There was no malice in your heart,
As you simply played a part,
As resident "Lord of the Manor".
Would you want us to stake out a banner
In your name, to remember your grace,
I think not Ginger, with your ginger face.






How Old Were You Ginger ?

How old were you mate ?
We never knew as you didn't say,
I saw you once by the old field gate,
Slipping timidly out of the hay.

You appeared one winter some years ago,
Eating bread put out for the birds,
Starving and thin, out cold in the snow,
Not responding to our human words.

You gave us your trust that year,
In exchange for a home to live in,
With your ragged and flea bitten ear,
And a past, p'raps steeped in sin.

When you purred, you meant it,
You were quiet and warm,
In our home you simply fit,
Safe and free from harm.

Fare thee well, old Ginger mate,
I think of you, by the old field gate,
In the sun, not in the snow,
But you said, you had to go.




Well, another hiatus, and yet here we are again....2019 to boot.

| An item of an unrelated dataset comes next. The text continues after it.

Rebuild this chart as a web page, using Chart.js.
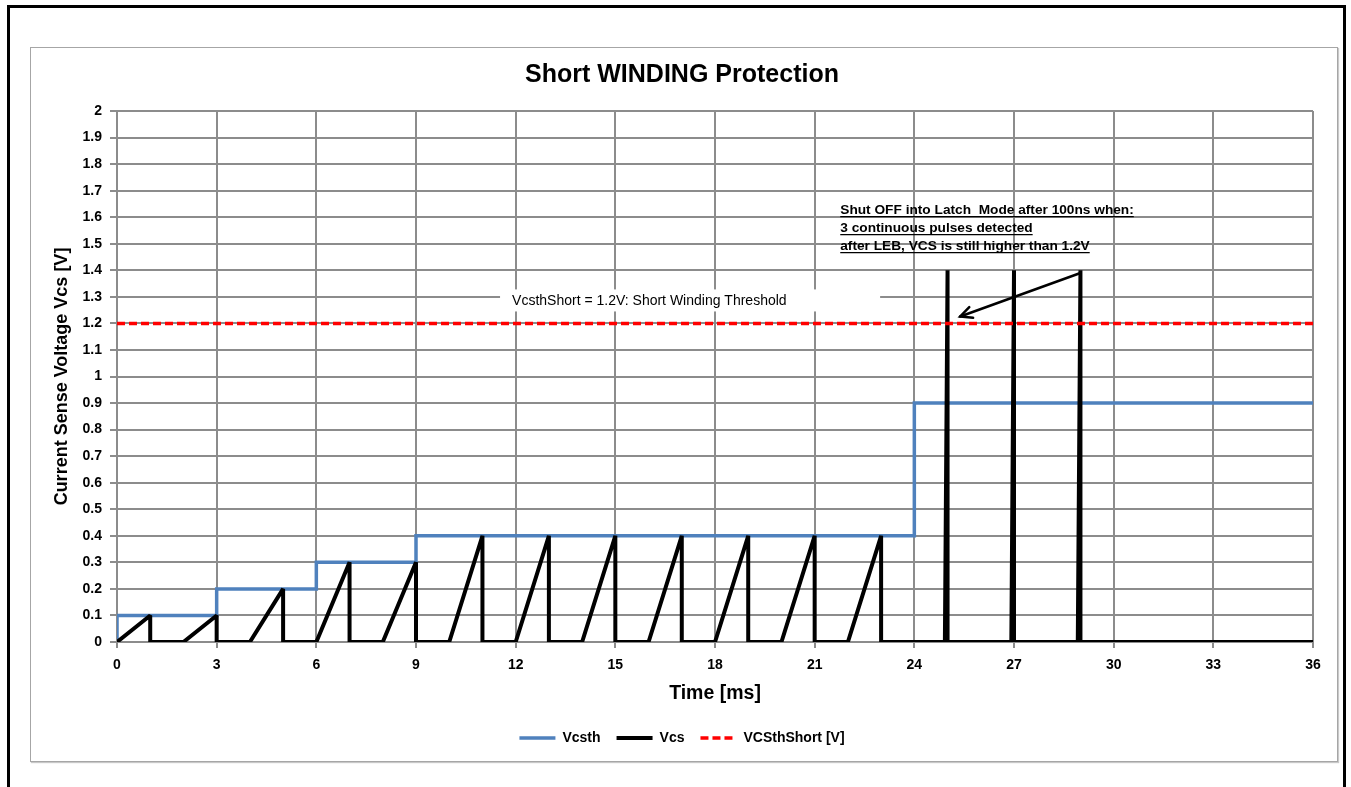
<!DOCTYPE html>
<html><head><meta charset="utf-8">
<script src="https://cdn.jsdelivr.net/npm/chart.js@4.4.1/dist/chart.umd.min.js"></script>
<style>
html,body{margin:0;padding:0;background:#fff;width:1351px;height:787px;overflow:hidden}
#outer{position:absolute;left:7px;top:5px;width:1339px;height:800px;border:3px solid #000;box-sizing:border-box}
#frame{position:absolute;left:30px;top:47px;width:1308px;height:715px;border:1px solid #a6a6a6;box-sizing:border-box;box-shadow:1px 1px 1px #c8c8c8;background:#fff}
#frame canvas{display:block}
</style></head><body>
<div id="outer"></div>
<div id="frame"><canvas id="c" width="1306" height="713"></canvas></div>
<script>
// ---- data ----
const vcsthTime  = [0, 0, 3, 3, 6, 6, 9, 9, 24, 24, 36];
const vcsthValue = [0, 0.1, 0.1, 0.2, 0.2, 0.3, 0.3, 0.4, 0.4, 0.9, 0.9];

const vcsTime = [
  0, 1, 1,   2, 3, 3,   4, 5, 5,   6, 7, 7,   8, 9, 9,
  10, 11, 11, 12, 13, 13, 14, 15, 15, 16, 17, 17, 18, 19, 19,
  20, 21, 21, 22, 23, 23,
  24.92, 25, 25, 26.92, 27, 27, 28.92, 29, 29,
  36
];
const vcsValue = [
  0, 0.1, 0,  0, 0.1, 0,  0, 0.2, 0,  0, 0.3, 0,  0, 0.3, 0,
  0, 0.4, 0,  0, 0.4, 0,  0, 0.4, 0,  0, 0.4, 0,  0, 0.4, 0,
  0, 0.4, 0,  0, 0.4, 0,
  0, 1.4, 0,  0, 1.4, 0,  0, 1.4, 0,
  0
];

const thresholdTime  = [0, 36];
const thresholdValue = [1.2, 1.2];

const seriesNames = ['Vcsth', 'Vcs', 'VCSthShort [V]'];
const chartTitle = 'Short WINDING Protection';
const xTitle = 'Time [ms]';
const yTitle = 'Current Sense Voltage Vcs [V]';
const thresholdNote = 'VcsthShort = 1.2V: Short Winding Threshold';
const latchNote = [
  'Shut OFF into Latch  Mode after 100ns when:',
  '3 continuous pulses detected',
  'after LEB, VCS is still higher than 1.2V'
];

// ---- helpers ----
const pts = (xs, ys) => xs.map((x, i) => ({x: x, y: ys[i]}));
const FONT = '"Liberation Sans", Arial, sans-serif';
const GRID = '#8c8c8c';

const annot = {
  id: 'annot',
  beforeDatasetsDraw(chart) {
    const {ctx, scales: {x, y}} = chart;
    const x0 = x.getPixelForValue(11.53), x1 = x.getPixelForValue(22.97);
    const y0 = y.getPixelForValue(1.328), y1 = y.getPixelForValue(1.245);
    ctx.save();
    ctx.fillStyle = '#fff';
    ctx.fillRect(x0, y0, x1 - x0, y1 - y0);
    ctx.fillStyle = '#000';
    ctx.font = '14px ' + FONT;
    ctx.textBaseline = 'middle';
    ctx.fillText(thresholdNote, x0 + 12, (y0 + y1) / 2 + 1);
    ctx.restore();
  },
  afterDatasetsDraw(chart) {
    const {ctx, scales: {x, y}} = chart;
    ctx.save();
    ctx.font = 'bold 13.7px ' + FONT;
    ctx.fillStyle = '#000';
    ctx.strokeStyle = '#000';
    ctx.textBaseline = 'alphabetic';
    const tx = x.getPixelForValue(21.77);
    let ty = y.getPixelForValue(1.627) + 4;
    latchNote.forEach(line => {
      ctx.fillText(line, tx, ty);
      const w = ctx.measureText(line).width;
      ctx.lineWidth = 1.2;
      ctx.beginPath();
      ctx.moveTo(tx, ty + 2.5);
      ctx.lineTo(tx + w, ty + 2.5);
      ctx.stroke();
      ty += 18;
    });
    const ax0 = x.getPixelForValue(29), ay0 = y.getPixelForValue(1.39);
    const ax1 = x.getPixelForValue(25.38), ay1 = y.getPixelForValue(1.226);
    const ang = Math.atan2(ay1 - ay0, ax1 - ax0);
    ctx.lineWidth = 2.5;
    ctx.lineCap = 'round';
    ctx.beginPath();
    ctx.moveTo(ax0, ay0);
    ctx.lineTo(ax1, ay1);
    ctx.stroke();
    const L = 13, a = 0.45;
    ctx.beginPath();
    ctx.moveTo(ax1 - L * Math.cos(ang - a), ay1 - L * Math.sin(ang - a));
    ctx.lineTo(ax1, ay1);
    ctx.lineTo(ax1 - L * Math.cos(ang + a), ay1 - L * Math.sin(ang + a));
    ctx.stroke();
    ctx.restore();
  }
};

new Chart(document.getElementById('c'), {
  type: 'line',
  data: {
    datasets: [
      {label: seriesNames[0], data: pts(vcsthTime, vcsthValue), borderColor: '#4F81BD', backgroundColor: '#4F81BD',
       borderWidth: 3.5, borderJoinStyle: 'miter', pointRadius: 0, tension: 0, order: 3},
      {label: seriesNames[1], data: pts(vcsTime, vcsValue), borderColor: '#000', backgroundColor: '#000',
       borderWidth: 4, borderJoinStyle: 'bevel', pointRadius: 0, tension: 0, order: 2},
      {label: seriesNames[2], data: pts(thresholdTime, thresholdValue), borderColor: '#FF0000', backgroundColor: '#FF0000',
       borderWidth: 3.5, borderDash: [8, 4], pointRadius: 0, tension: 0, order: 1}
    ]
  },
  options: {
    responsive: false,
    animation: false,
    events: [],
    layout: {padding: {left: 20, right: 24, top: 0, bottom: 6}},
    plugins: {
      title: {display: true, text: chartTitle, color: '#000',
              font: {family: FONT, size: 25, weight: 'bold'}, padding: {top: 12, bottom: 21}},
      legend: {position: 'bottom',
               labels: {usePointStyle: true, pointStyle: 'line', pointStyleWidth: 36, color: '#000', padding: 16,
                        font: {family: FONT, size: 14, weight: 'bold'},
                        sort: (a, b) => a.datasetIndex - b.datasetIndex,
                        generateLabels: chart => {
                          const items = Chart.defaults.plugins.legend.labels.generateLabels(chart);
                          items.forEach(it => {
                            const ds = chart.data.datasets[it.datasetIndex];
                            it.lineDash = ds.borderDash || [];
                            it.lineWidth = ds.borderWidth;
                            it.strokeStyle = ds.borderColor;
                            it.pointStyle = 'line';
                          });
                          return items;
                        }}},
      tooltip: {enabled: false}
    },
    scales: {
      x: {type: 'linear', min: 0, max: 36,
          ticks: {stepSize: 3, color: '#000', padding: 9, maxRotation: 0, autoSkip: false,
                  font: {family: FONT, size: 14, weight: 'bold'}},
          grid: {color: GRID, lineWidth: 2, tickLength: 6, tickColor: GRID},
          border: {color: GRID, width: 2},
          title: {display: true, text: xTitle, color: '#000', font: {family: FONT, size: 19.5, weight: 'bold'},
                  padding: {top: 0, bottom: 10}},
          afterFit: s => { s.height = 73; }},
      y: {type: 'linear', min: 0, max: 2,
          ticks: {stepSize: 0.1, color: '#000', padding: 8, autoSkip: false,
                  font: {family: FONT, size: 14, weight: 'bold'},
                  callback: v => String(Math.round(v * 10) / 10)},
          grid: {color: GRID, lineWidth: 2, tickLength: 7, tickColor: GRID},
          border: {color: GRID, width: 2},
          title: {display: true, text: yTitle, color: '#000', font: {family: FONT, size: 18, weight: 'bold'},
                  padding: {top: 0, bottom: 0}},
          afterFit: s => { s.width = 66; }}
    }
  },
  plugins: [annot]
});
</script>
</body></html>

Happy New Year, onwards and up.

Another few catch-ups to do yet, well, I say that, still 229 "old ones" excluding these....I so thought I was closer, and wish I'd made more effort now, but this last couple of years have been "interesting" as far as my recent life goes, and the muse has been, gone, come back for a party, then left, then texted a few times...you know how it can be. I know she'll revisit, with a fire of creativity to spur me on, while I still, after all the last attempts crashed, want to try to make my photos accessible, and sellable....but I am chaos incarnate most of the time, so don't hold your breath.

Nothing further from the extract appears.